Por la úlcera de estómago, Intestinov recibió 18 rublos con 79 kopeks, la exención del trabajo y los polvos. Echó los polvos por la taza del váter y utilizó los 18 rublos y 79 kopeks de la siguiente manera: dio los 79 kopeks a Maria para los gastos de la casa y se gastó los 18 rublos en bebida…

—Otra vez estamos sin dinero, querida Maria —dijo Intestinov—. Échame unas gotas de zubrovka[*] en los ojos.

Aquel mismo día, Intestinov se presentó en la consulta del doctor Gótov con los ojos vendados. Dos enfermeros lo condujeron de la mano como si fuera un prelado.

—¡Adiós! ¡Adiós, mundo cruel! —decía Intestinov, sollozando—. He perdido mis ojitos de tanto trabajar con la máquina…

—¡Qué diablos es esto! —dijo el doctor—. No había visto una inflamación tan tremenda en mi vida. ¿Cómo se lo ha hecho?

—Seguramente es hereditario, querido doctor —observó el sollozante Intestinov.

Por la inflamación de los ojos, Intestinov se sacó 22 rublos y unas gafas de montura de carey.

Las gafas las vendió en el mercadillo y distribuyó los 22 rublos de la siguiente manera: dio dos rublos a Maria, después le cogió uno y medio diciéndole que se lo devolvería por la noche, y se gastó el rublo y medio y los otros veinte en bebida.

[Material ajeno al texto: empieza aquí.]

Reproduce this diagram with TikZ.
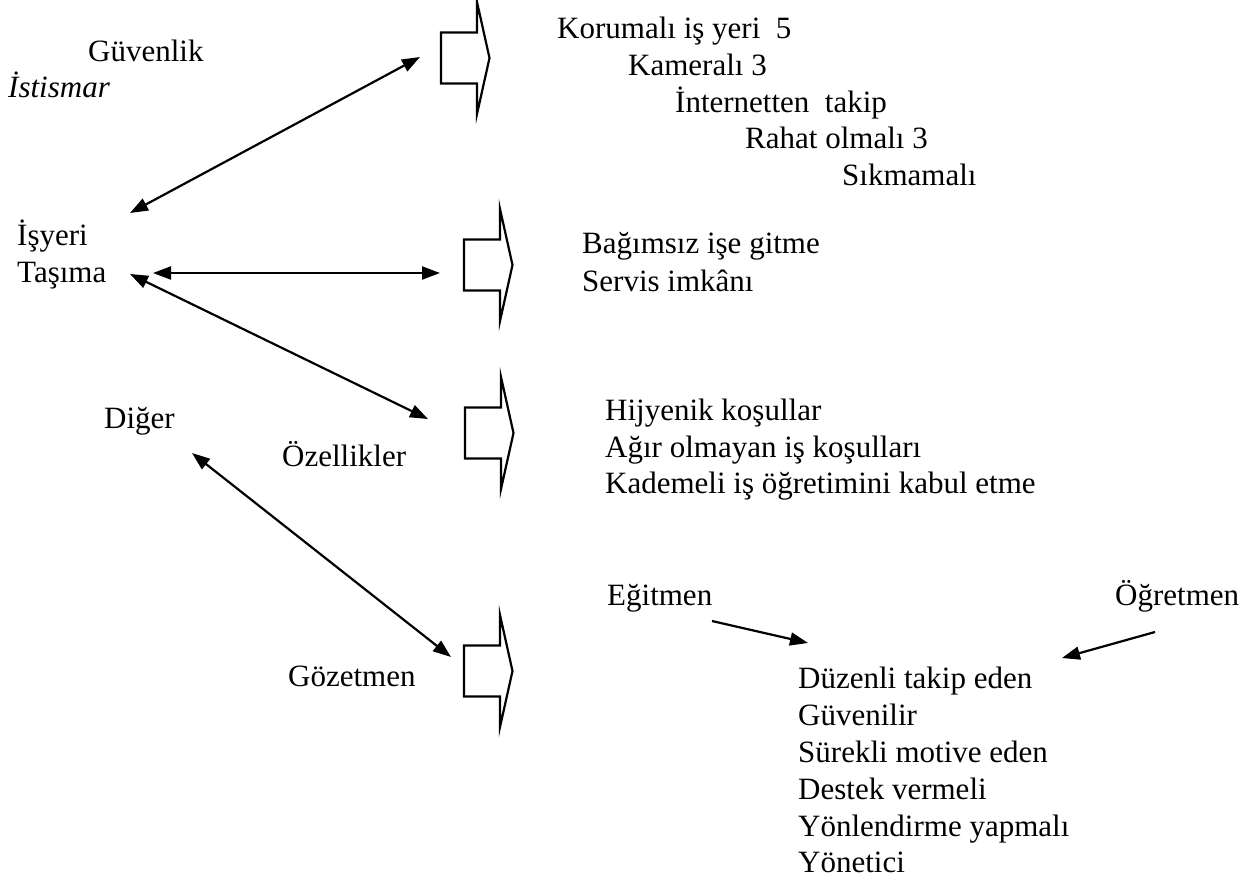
\documentclass[tikz,border=0pt]{standalone}
\usepackage{fontspec}
\setmainfont{Liberation Serif}
\usetikzlibrary{arrows.meta}

\tikzset{
  lbl/.style={anchor=base west, inner sep=0pt, font=\fontsize{31}{37}\selectfont},
  twoway/.style={line width=2.2pt,
    {Triangle[length=18pt,width=13pt]}-{Triangle[length=18pt,width=13pt]}},
  oneway/.style={line width=2.2pt, -{Triangle[length=18pt,width=13pt]}},
  bigarrow/.pic={
    \draw[line width=2.2pt, line join=miter]
      (0,-25.5) -- (36,-25.5) -- (36,-56) -- (48.5,0) -- (36,56)
      -- (36,25.5) -- (0,25.5) -- cycle;
  },
}

\begin{document}
\begin{tikzpicture}[x=1pt, y=-1pt]
  \path[use as bounding box] (0,0) rectangle (1254,879);

  % left column
  \node[lbl] (guvenlik) at (88,61) {Güvenlik};
  \node[lbl, font=\fontsize{31}{37}\selectfont\itshape] (istismar) at (8,97) {İstismar};
  \node[lbl] (isyeri) at (17,245) {İşyeri};
  \node[lbl] (tasima) at (17,282) {Taşıma};
  \node[lbl] (diger) at (104,428) {Diğer};
  \node[lbl] (ozellik) at (282,466) {Özellikler};
  \node[lbl] (gozetmen) at (288,686) {Gözetmen};

  % block arrows
  \pic (blk1) at (441,58) {bigarrow};
  \pic (blk2) at (464,265) {bigarrow};
  \pic (blk3) at (465,433) {bigarrow};
  \pic (blk4) at (464,671) {bigarrow};

  % ends of the connectors
  \coordinate (isyeri-in) at (130,213);
  \coordinate (blk1-in) at (420,57);
  \coordinate (tasima-in) at (153,273);
  \coordinate (blk2-in) at (440,273);
  \coordinate (tasima-low) at (130,274);
  \coordinate (blk3-in) at (428,419);
  \coordinate (diger-in) at (192,453);
  \coordinate (blk4-in) at (451,657);

  \draw[twoway] (isyeri-in) -- (blk1-in);
  \draw[twoway] (tasima-in) -- (blk2-in);
  \draw[twoway] (tasima-low) -- (blk3-in);
  \draw[twoway] (diger-in) -- (blk4-in);

  % security
  \node[lbl] (koruma) at (557,38) {Korumalı iş yeri~~5};
  \node[lbl] (kamera) at (628,75) {Kameralı 3};
  \node[lbl] (internet) at (675,112) {İnternetten~~takip};
  \node[lbl] (rahat) at (745,148) {Rahat olmalı 3};
  \node[lbl] (sikma) at (842,185) {Sıkmamalı};

  % transport
  \node[lbl] (bagimsiz) at (582,253) {Bağımsız işe gitme};
  \node[lbl] (servis) at (582,291) {Servis imkânı};

  % features
  \node[lbl] (hijyen) at (605,420) {Hijyenik koşullar};
  \node[lbl] (agir) at (605,457) {Ağır olmayan iş koşulları};
  \node[lbl] (kademe) at (605,493) {Kademeli iş öğretimini kabul etme};

  % supervisor
  \node[lbl] (egitmen) at (607,605) {Eğitmen};
  \node[lbl] (ogretmen) at (1115,605) {Öğretmen};
  \foreach \t [count=\i] in {Düzenli takip eden, Güvenilir, Sürekli motive eden,
      Destek vermeli, Yönlendirme yapmalı, Yönetici}{
    \node[lbl] (nit\i) at (798, 652+36.8*\i) {\t};
  }

  \coordinate (egitmen-out) at (712,621);
  \coordinate (egitmen-end) at (808,643);
  \coordinate (ogretmen-out) at (1155,632);
  \coordinate (ogretmen-end) at (1062,658);
  \draw[oneway] (egitmen-out) -- (egitmen-end);
  \draw[oneway] (ogretmen-out) -- (ogretmen-end);
\end{tikzpicture}
\end{document}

No se sabe de dónde el genial Intestinov robó cinco paquetitos de polvo de cafeína y se los tomó de golpe, cosa que le provocó que el corazón empezara a brincarle como una rana. Se lo llevaron al ambulatorio en camilla, a la consulta de la doctora Medicaméntov, y la doctora soltó un grito.

—Tiene usted tal afección cardíaca —dijo Medicaméntov, que justo acababa de terminar la carrera— que habría que llevarlo a la clínica de Moscú para que los estudiantes lo examinaran. ¡La verdad es que sería una lástima que una afección como esta quedase desaprovechada!

El enfermo del corazón Intestinov recibió 48 rublos y se marchó dos semanas a Kislovodsk. Los 48 rublos los repartió de la siguiente manera: dio ocho rublos a Maria y se gastó los otros cuarenta en trabar amistad con una rubia que se encontró en el tren al pasar por Mineralnie Vodi.

—Ya no se me ocurre de qué más puedo ponerme enfermo —se dijo Intestinov—, a no ser que me haga un absceso enorme en la pierna.

A Intestinov le costó 30 kopeks hacerse el absceso. Fue a la farmacia y por ese dinero se compró trementina. Luego, en casa de un amigo suyo contable, tomó prestada una jeringuilla de esas que sirven para inyectar arsénico, y con ella se inyectó la trementina en el pie. El resultado fue tan espectacular que hasta el propio Intestinov lanzó un grito.

«Bueno, pues por este absceso ahora sacaremos 50 rublitos a los tontos de los doctores», pensó Intestinov, cojeando en dirección al hospital.

Pero ocurrió una calamidad.

En el hospital había una comisión a cuya cabeza estaba un tipo sombrío y antipático con gafas doradas.

—Hum —dijo el tipo antipático, taladrando con la mirada a Intestinov a través de la montura dorada—. ¿Un absceso, dices? Ya. ¡Quítate los pantalones!

Intestinov se quitó los pantalones y en un abrir y cerrar de ojos le habían abierto el absceso.

—¡Hum! —dijo el tipo antipático—. ¿Conque tienes trementina en el absceso? ¿Y cómo ha ido a parar aquí, si se puede saber, querido cerrajero?

—No tengo ni idea —respondió Intestinov, sintiendo que el suelo se abría bajo sus pies.

—¡Pues yo sí! —dijeron las gafas doradas y antipáticas.

—Tenga piedad de mí, camarada doctor —dijo Intestinov, y prorrumpió en lágrimas sinceras que no estaban provocadas por ninguna inflamación.

Pero no tuvieron piedad con él.

Y ese era el tratamiento que necesitaba.